## What to work on
Begin with the first line of the material and write out each line exactly, ending with the line that contains "mec=line_col, mew=1.8, zorder=4)". Pictures are not part of the copy.

## Available data
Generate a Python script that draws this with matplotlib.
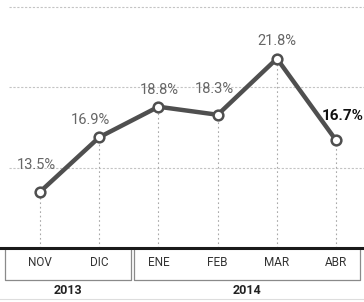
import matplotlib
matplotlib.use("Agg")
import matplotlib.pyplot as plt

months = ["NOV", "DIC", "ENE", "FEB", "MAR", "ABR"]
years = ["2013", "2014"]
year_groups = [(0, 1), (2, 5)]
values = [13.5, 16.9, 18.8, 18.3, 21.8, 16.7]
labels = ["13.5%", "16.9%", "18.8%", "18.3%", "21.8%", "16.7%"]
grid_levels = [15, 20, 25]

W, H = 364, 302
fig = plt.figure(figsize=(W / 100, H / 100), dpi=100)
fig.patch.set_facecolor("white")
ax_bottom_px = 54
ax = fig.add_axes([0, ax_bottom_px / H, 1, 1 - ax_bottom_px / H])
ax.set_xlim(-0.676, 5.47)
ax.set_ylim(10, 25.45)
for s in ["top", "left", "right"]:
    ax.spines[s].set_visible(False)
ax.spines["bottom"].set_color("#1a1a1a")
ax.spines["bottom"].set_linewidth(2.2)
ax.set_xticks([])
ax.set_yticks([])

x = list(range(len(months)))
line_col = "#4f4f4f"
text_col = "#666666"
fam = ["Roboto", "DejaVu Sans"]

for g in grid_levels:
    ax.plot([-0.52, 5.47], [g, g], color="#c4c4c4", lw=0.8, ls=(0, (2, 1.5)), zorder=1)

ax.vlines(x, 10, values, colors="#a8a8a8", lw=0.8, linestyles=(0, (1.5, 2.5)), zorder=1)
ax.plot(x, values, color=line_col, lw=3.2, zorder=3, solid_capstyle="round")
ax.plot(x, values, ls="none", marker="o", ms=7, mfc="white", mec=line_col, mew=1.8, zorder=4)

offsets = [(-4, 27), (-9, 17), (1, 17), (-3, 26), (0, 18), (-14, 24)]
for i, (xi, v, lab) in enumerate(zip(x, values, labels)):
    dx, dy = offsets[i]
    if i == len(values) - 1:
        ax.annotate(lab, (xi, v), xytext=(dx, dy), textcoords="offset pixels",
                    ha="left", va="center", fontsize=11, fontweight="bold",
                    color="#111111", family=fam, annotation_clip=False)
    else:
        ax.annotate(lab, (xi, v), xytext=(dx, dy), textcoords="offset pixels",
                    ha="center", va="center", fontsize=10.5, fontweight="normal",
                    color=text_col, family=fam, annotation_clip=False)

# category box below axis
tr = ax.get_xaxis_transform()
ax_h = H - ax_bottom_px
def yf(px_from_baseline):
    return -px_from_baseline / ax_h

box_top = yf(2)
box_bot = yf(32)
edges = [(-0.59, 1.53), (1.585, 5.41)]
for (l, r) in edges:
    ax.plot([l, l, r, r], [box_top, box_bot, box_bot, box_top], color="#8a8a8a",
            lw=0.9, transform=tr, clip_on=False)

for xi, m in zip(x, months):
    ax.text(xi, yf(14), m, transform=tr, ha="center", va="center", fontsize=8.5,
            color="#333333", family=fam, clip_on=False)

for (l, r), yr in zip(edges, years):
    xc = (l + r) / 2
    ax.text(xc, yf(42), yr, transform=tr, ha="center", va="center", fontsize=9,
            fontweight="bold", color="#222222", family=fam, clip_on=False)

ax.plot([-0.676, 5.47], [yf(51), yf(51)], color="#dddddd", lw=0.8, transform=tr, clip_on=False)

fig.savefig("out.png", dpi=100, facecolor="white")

## Full response
Generate a Python script that draws this with matplotlib.
import matplotlib
matplotlib.use("Agg")
import matplotlib.pyplot as plt

months = ["NOV", "DIC", "ENE", "FEB", "MAR", "ABR"]
years = ["2013", "2014"]
year_groups = [(0, 1), (2, 5)]
values = [13.5, 16.9, 18.8, 18.3, 21.8, 16.7]
labels = ["13.5%", "16.9%", "18.8%", "18.3%", "21.8%", "16.7%"]
grid_levels = [15, 20, 25]

W, H = 364, 302
fig = plt.figure(figsize=(W / 100, H / 100), dpi=100)
fig.patch.set_facecolor("white")
ax_bottom_px = 54
ax = fig.add_axes([0, ax_bottom_px / H, 1, 1 - ax_bottom_px / H])
ax.set_xlim(-0.676, 5.47)
ax.set_ylim(10, 25.45)
for s in ["top", "left", "right"]:
    ax.spines[s].set_visible(False)
ax.spines["bottom"].set_color("#1a1a1a")
ax.spines["bottom"].set_linewidth(2.2)
ax.set_xticks([])
ax.set_yticks([])

x = list(range(len(months)))
line_col = "#4f4f4f"
text_col = "#666666"
fam = ["Roboto", "DejaVu Sans"]

for g in grid_levels:
    ax.plot([-0.52, 5.47], [g, g], color="#c4c4c4", lw=0.8, ls=(0, (2, 1.5)), zorder=1)

ax.vlines(x, 10, values, colors="#a8a8a8", lw=0.8, linestyles=(0, (1.5, 2.5)), zorder=1)
ax.plot(x, values, color=line_col, lw=3.2, zorder=3, solid_capstyle="round")
ax.plot(x, values, ls="none", marker="o", ms=7, mfc="white", mec=line_col, mew=1.8, zorder=4)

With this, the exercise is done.